— begin DATA SECTION —

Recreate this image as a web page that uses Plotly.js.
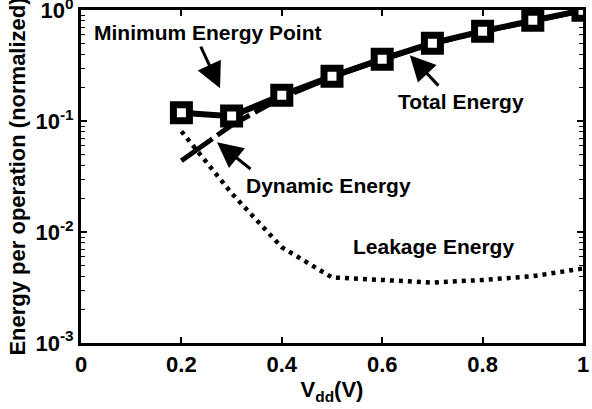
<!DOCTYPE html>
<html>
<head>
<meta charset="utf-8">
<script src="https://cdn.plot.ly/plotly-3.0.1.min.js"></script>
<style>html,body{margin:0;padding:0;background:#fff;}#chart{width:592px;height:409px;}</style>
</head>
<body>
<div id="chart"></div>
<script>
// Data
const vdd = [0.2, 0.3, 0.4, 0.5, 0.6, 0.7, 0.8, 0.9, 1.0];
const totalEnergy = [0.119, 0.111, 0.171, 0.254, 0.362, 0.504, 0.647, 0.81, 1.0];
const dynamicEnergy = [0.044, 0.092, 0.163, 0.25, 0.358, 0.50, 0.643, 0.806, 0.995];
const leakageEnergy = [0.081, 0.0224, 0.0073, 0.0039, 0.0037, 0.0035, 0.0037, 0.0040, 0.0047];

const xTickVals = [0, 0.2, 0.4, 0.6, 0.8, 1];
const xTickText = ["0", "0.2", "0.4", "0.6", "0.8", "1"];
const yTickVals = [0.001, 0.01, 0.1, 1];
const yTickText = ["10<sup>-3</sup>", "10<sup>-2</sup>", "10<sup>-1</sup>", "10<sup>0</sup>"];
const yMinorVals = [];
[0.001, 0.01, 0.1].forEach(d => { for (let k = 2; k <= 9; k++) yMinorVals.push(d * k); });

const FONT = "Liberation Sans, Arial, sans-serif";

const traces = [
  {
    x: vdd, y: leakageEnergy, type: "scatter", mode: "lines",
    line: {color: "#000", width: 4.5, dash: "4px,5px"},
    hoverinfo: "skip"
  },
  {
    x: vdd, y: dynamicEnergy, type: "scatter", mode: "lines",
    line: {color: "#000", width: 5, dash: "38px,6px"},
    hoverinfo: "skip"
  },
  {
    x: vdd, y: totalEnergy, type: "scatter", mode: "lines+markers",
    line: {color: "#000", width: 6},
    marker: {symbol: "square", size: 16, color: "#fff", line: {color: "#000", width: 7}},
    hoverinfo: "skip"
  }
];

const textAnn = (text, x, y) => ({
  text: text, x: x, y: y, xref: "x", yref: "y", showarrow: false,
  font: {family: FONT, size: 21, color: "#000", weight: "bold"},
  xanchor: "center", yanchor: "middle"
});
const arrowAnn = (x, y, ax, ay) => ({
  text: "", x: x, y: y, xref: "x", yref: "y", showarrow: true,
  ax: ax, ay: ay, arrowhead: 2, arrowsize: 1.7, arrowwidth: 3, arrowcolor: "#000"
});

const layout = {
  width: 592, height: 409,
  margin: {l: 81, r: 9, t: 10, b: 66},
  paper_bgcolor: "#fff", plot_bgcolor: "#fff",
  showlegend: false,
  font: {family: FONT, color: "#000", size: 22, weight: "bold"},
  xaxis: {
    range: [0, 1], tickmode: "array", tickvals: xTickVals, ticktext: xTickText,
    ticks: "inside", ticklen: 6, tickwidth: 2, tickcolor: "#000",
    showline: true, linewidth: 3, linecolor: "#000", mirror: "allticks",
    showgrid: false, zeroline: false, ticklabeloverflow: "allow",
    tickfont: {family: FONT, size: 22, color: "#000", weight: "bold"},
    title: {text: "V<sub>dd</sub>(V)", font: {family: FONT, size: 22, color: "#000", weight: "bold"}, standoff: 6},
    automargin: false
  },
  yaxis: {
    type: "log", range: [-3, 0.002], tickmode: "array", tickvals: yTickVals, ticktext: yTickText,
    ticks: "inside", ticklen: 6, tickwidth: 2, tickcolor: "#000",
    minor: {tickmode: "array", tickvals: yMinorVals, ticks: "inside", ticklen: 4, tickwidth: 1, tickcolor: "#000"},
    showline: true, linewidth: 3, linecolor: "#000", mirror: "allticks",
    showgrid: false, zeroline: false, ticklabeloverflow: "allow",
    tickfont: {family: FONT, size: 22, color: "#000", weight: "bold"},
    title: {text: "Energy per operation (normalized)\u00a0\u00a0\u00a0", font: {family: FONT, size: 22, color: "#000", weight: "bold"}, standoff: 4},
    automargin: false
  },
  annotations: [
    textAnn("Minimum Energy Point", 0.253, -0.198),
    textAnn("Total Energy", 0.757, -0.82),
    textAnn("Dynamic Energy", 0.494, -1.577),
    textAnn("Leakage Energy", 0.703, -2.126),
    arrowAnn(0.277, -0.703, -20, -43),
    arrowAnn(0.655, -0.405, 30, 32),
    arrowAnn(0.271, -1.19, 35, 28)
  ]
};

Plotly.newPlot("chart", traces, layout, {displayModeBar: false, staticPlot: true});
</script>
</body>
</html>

— end DATA SECTION —
— begin DATA SECTION —

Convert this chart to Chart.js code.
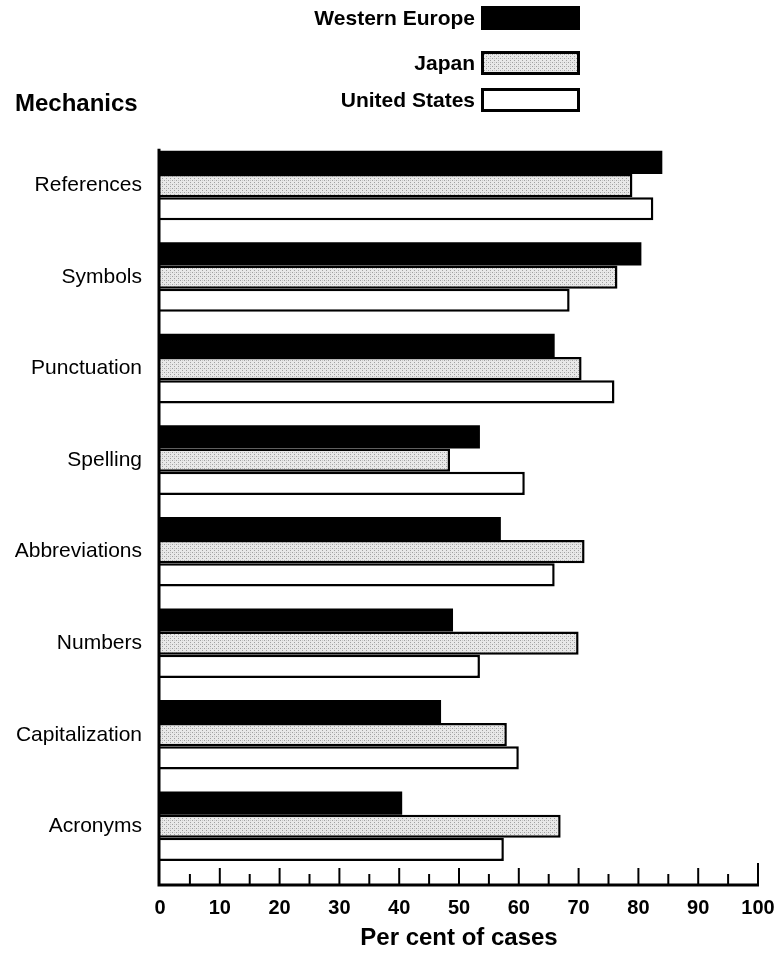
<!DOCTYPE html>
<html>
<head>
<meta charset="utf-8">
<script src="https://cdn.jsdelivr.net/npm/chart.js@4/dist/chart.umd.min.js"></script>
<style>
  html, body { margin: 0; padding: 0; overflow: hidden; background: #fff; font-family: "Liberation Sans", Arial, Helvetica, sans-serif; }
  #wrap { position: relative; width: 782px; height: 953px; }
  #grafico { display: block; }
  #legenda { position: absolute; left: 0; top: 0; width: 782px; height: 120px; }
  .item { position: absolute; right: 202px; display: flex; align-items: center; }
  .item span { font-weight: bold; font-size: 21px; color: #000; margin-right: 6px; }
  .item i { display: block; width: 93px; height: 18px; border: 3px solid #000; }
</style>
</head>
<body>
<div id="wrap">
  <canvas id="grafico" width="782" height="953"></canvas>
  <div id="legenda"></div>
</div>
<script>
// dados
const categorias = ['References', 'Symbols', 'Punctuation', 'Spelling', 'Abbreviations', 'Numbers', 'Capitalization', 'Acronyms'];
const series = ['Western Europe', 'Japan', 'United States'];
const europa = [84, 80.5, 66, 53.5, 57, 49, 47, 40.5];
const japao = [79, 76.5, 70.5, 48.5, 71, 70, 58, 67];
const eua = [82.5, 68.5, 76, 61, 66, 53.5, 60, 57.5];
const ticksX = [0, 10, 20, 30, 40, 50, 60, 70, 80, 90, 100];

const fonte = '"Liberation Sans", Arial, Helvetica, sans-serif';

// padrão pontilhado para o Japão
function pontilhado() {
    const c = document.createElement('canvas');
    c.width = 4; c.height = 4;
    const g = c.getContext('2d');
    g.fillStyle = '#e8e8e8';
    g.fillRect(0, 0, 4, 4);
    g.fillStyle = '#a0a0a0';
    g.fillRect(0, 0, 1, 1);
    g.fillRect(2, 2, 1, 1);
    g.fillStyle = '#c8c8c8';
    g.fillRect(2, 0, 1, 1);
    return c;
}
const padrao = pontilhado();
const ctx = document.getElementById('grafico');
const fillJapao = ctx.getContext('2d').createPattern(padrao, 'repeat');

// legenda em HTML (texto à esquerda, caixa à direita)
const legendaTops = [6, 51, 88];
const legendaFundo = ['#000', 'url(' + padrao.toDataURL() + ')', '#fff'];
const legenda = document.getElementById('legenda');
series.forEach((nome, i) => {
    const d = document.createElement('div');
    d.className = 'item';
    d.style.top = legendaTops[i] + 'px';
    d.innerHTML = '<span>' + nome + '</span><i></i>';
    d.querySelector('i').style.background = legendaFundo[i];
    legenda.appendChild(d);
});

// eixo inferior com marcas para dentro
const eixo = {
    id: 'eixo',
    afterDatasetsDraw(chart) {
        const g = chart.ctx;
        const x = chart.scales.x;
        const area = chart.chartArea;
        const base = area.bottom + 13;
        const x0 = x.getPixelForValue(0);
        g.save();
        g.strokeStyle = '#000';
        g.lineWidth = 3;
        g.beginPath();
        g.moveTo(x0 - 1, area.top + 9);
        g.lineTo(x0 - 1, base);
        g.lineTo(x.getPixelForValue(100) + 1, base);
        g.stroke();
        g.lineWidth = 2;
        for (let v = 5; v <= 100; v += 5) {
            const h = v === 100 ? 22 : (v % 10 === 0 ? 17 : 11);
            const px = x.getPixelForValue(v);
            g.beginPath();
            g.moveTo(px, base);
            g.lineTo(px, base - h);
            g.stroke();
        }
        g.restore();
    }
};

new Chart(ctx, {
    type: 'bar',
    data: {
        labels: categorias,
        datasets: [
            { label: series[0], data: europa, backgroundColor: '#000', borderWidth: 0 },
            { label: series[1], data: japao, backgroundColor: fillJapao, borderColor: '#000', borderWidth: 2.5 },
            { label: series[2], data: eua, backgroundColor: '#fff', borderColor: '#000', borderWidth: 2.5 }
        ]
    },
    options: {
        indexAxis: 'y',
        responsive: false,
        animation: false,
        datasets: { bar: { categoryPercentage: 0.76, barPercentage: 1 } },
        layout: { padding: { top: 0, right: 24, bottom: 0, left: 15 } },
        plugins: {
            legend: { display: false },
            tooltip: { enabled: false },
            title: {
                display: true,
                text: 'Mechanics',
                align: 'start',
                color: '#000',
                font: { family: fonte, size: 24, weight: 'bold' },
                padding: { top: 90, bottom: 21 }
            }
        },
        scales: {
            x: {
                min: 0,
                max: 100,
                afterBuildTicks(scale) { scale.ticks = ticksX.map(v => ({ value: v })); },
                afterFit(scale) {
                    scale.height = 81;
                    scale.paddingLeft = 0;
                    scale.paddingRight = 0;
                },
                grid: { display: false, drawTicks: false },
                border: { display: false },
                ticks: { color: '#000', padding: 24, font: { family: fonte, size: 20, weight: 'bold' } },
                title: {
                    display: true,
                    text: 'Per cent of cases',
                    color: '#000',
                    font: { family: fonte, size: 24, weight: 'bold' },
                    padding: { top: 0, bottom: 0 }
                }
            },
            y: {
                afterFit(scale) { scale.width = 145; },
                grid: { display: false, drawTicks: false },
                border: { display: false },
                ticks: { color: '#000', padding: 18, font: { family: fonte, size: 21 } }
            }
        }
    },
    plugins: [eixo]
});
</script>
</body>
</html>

— end DATA SECTION —

▶ WORK TO BE COMPLETED:
Go through the material above and count the lines that contain "this"; give that number alone.

▶ SOLUTION:
2